DDBJ Challenge Award	AUC	Model Design	Tool Version
1st Prize	0.94564	2 Classifiers(Extremely Randomized Trees, CNN) Ensemble Learning(Stacking) *External Data(Genomic Position, Gene Structure Annotation)	python=3.5 scikit-learn=0.17.1 chainer=1.10.0
2nd Prize	0.89859	2 Classifiers(CNN, Product of Genomic Distance Decay Parameter and Nearest Training Data Output Ensemble Learning(Averaged) *External Data(Genomic Position)	julia=0.4.6 python=2.7.10 skflow(tensorflow=0.8.0)
3rd Prize	0.85428	7 Classifiers(Naive Bayes for Multivariate Bernoulli Models, Logistic Regression, Random Forest, Gradient Boosting, Extremely Randomized Trees, eXtreme Gradient Boosting, CNN Ensemble Learning (Stacking)	python=2.7.11 numpy=1.10.4 scikit-learn=0.17 chainer=1.11.0 xgboost=0.4a30
Student Prize	0.84318	3 Classifiers(LeNet like CNN, DeepBind like CNN, Variable filter DeepBind like CNN) Ensemble Learning(Soft Voting)	python=2.7 lasagne=0.2.dev1

Citation

DDBJ Data Analysis Challenge: a machine learning competition to predict Arabidopsis chromatin feature annotations from DNA sequences.

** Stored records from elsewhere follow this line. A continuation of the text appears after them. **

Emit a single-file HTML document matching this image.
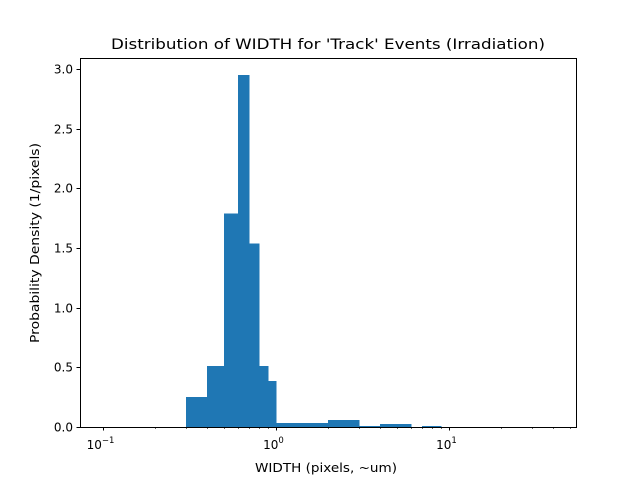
<!DOCTYPE html>
<html><head><meta charset="utf-8"><style>
body{margin:0;background:#fff;font-family:"Liberation Sans","DejaVu Sans",sans-serif}
svg text{font-family:"DejaVu Sans","Liberation Sans",sans-serif}
</style></head><body>
<svg id="chart" width="640" height="480" viewBox="0 0 640 480">
<rect width="640" height="480" fill="#fff"/>
<text x="328" y="49" font-size="14.4" text-anchor="middle" textLength="434" lengthAdjust="spacingAndGlyphs">Distribution of WIDTH for 'Track' Events (Irradiation)</text>
<g id="bars" shape-rendering="crispEdges"></g><g id="axes"></g>
<rect x="80.5" y="58.5" width="496" height="369" fill="none" stroke="#000" stroke-width="1"/>
<text x="326" y="472" font-size="12.5" text-anchor="middle" textLength="142" lengthAdjust="spacingAndGlyphs">WIDTH (pixels, ~um)</text>
<text transform="translate(39,243) rotate(-90)" font-size="12.5" text-anchor="middle" textLength="200" lengthAdjust="spacingAndGlyphs">Probability Density (1/pixels)</text>
</svg>
<script>
const binEdges=[0.3,0.4,0.5,0.6,0.7,0.8,0.9,1,2,3,4,5,6,7,8,9];
const densities=[0.25,0.51,1.79,2.95,1.54,0.51,0.385,0.034,0.059,0.008,0.025,0.025,0,0.01,0.01];
const yTicks=[0,0.5,1,1.5,2,2.5,3];
const yTickLabels=["0.0","0.5","1.0","1.5","2.0","2.5","3.0"];
const xMajor=[0.1,1,10];
const xMajorLabels=["10","10","10"];
const xMajorExp=["−1","0","1"];
const NS="http://www.w3.org/2000/svg";
const L=80,R=576,T=58,B=427,lmin=-1.133,lmax=1.734,ymax=3.093;
const sx=v=>L+(Math.log10(v)-lmin)/(lmax-lmin)*(R-L);
const sy=v=>B-v/ymax*(B-T);
function mk(tag,at,parent){const e=document.createElementNS(NS,tag);for(const k in at)e.setAttribute(k,at[k]);parent.appendChild(e);return e;}
const bars=document.getElementById('bars'),axes=document.getElementById('axes');
densities.forEach((d,i)=>{if(d<=0)return;const x0=Math.round(sx(binEdges[i])),x1=Math.round(sx(binEdges[i+1]));
const r=mk('rect',{x:x0,y:sy(d),width:x1-x0+0.6,height:B-sy(d),fill:'#1f77b4'},bars);

});
yTicks.forEach((v,i)=>{const y=Math.round(sy(v))+0.5;
mk('line',{x1:L-3.5,x2:L,y1:y,y2:y,stroke:'#000'},axes);
const t=mk('text',{x:L-7,y:y+4,'font-size':'12','text-anchor':'end'},axes);t.textContent=yTickLabels[i];

});
xMajor.forEach((v,i)=>{const x=Math.round(sx(v))+0.5;
mk('line',{x1:x,x2:x,y1:B,y2:B+3.5,stroke:'#000'},axes);
const t=mk('text',{x:x-3,y:B+22,'font-size':'12','text-anchor':'middle'},axes);t.textContent=xMajorLabels[i];


const e=mk('tspan',{dy:'-6','font-size':'8.5'},t);e.textContent=xMajorExp[i];});
for(let dec of [0.1,1,10])for(let k=2;k<=9;k++){const v=dec*k;const x=sx(v);if(x>R)break;
const xx=Math.round(x)+0.5;mk('line',{x1:xx,x2:xx,y1:B,y2:B+2,stroke:'#000','stroke-width':0.6},axes);}
</script>
</body></html>
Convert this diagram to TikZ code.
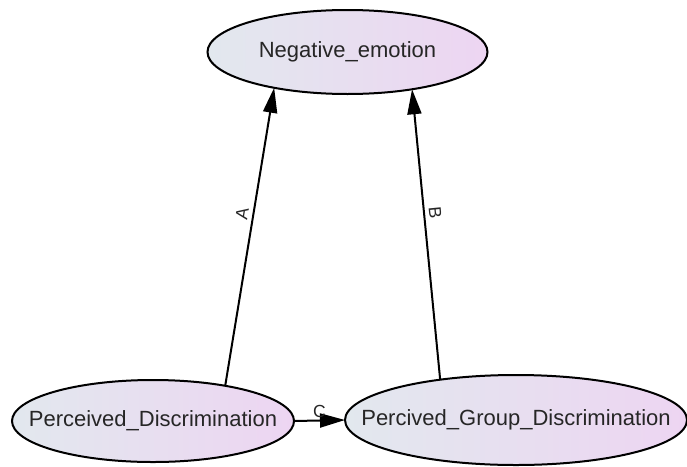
\documentclass[tikz,border=0pt]{standalone}
\usepackage{fontspec}
\setmainfont{Liberation Sans}
\usetikzlibrary{shapes.geometric,arrows.meta}

\definecolor{fillL}{RGB}{226,232,238}
\definecolor{fillR}{RGB}{237,213,242}

\tikzset{
  var/.style={ellipse, draw=black, line width=2pt, inner sep=0pt,
    outer sep=0pt, left color=fillL, right color=fillR},
  vtext/.style={font=\fontsize{22}{26}\selectfont, text=black!85},
  path/.style={line width=2pt, -{Triangle[length=25pt,width=14pt]}},
  plab/.style={font=\fontsize{17.5}{20}\selectfont, inner sep=4pt, text=black!85}
}

\begin{document}
\begin{tikzpicture}[x=1pt,y=-1pt]
  \useasboundingbox (0,0) rectangle (687,466);

  % the ellipse is sized by hand, its text sits at its centre
  \node[var, minimum width=280pt, minimum height=84pt,
        label={[vtext]center:Negative\_emotion}] (ne) at (347.5,52) {};
  \node[var, minimum width=282pt, minimum height=82pt,
        label={[vtext]center:Perceived\_Discrimination}] (pd) at (153,421) {};
  \node[var, minimum width=342pt, minimum height=90pt,
        label={[vtext]center:Percived\_Group\_Discrimination}] (pgd) at (516,420) {};

  \draw[path] (pd.26) -- node[plab, pos=0.57, sloped, above] {A} (ne.206);
  \draw[path] (pgd.152) -- node[plab, pos=0.57, sloped, above] {B} (ne.330);
  \draw[path] (pd.east) -- node[plab, midway, above, inner sep=2pt] {C} (pgd.west);
\end{tikzpicture}
\end{document}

Kaminuma E, Baba Y, Mochizuki M, Matsumoto H, Ozaki H, Okayama T, Kato T, Oki S, Fujisawa T, Nakamura Y et al Genes Genet Syst 2020 Mar 26;():. Pubmed: 32213716

DDBJ Challenge Committee

DDBJ Challenge Committee
Eli Kaminuma, PhD : Center for Information Biology, National Institute of Genetics, Assistant Professor Hisashi Kashima, PhD : Department of Intelligence Science and Technology, Kyoto University, Professor Toshihisa Takagi, PhD : Center for Information Biology, National Institute of Genetics, Professor

DDBJ Data Analysis Challenge has been approved ethical review by NIG Institutional Review Board (IRB).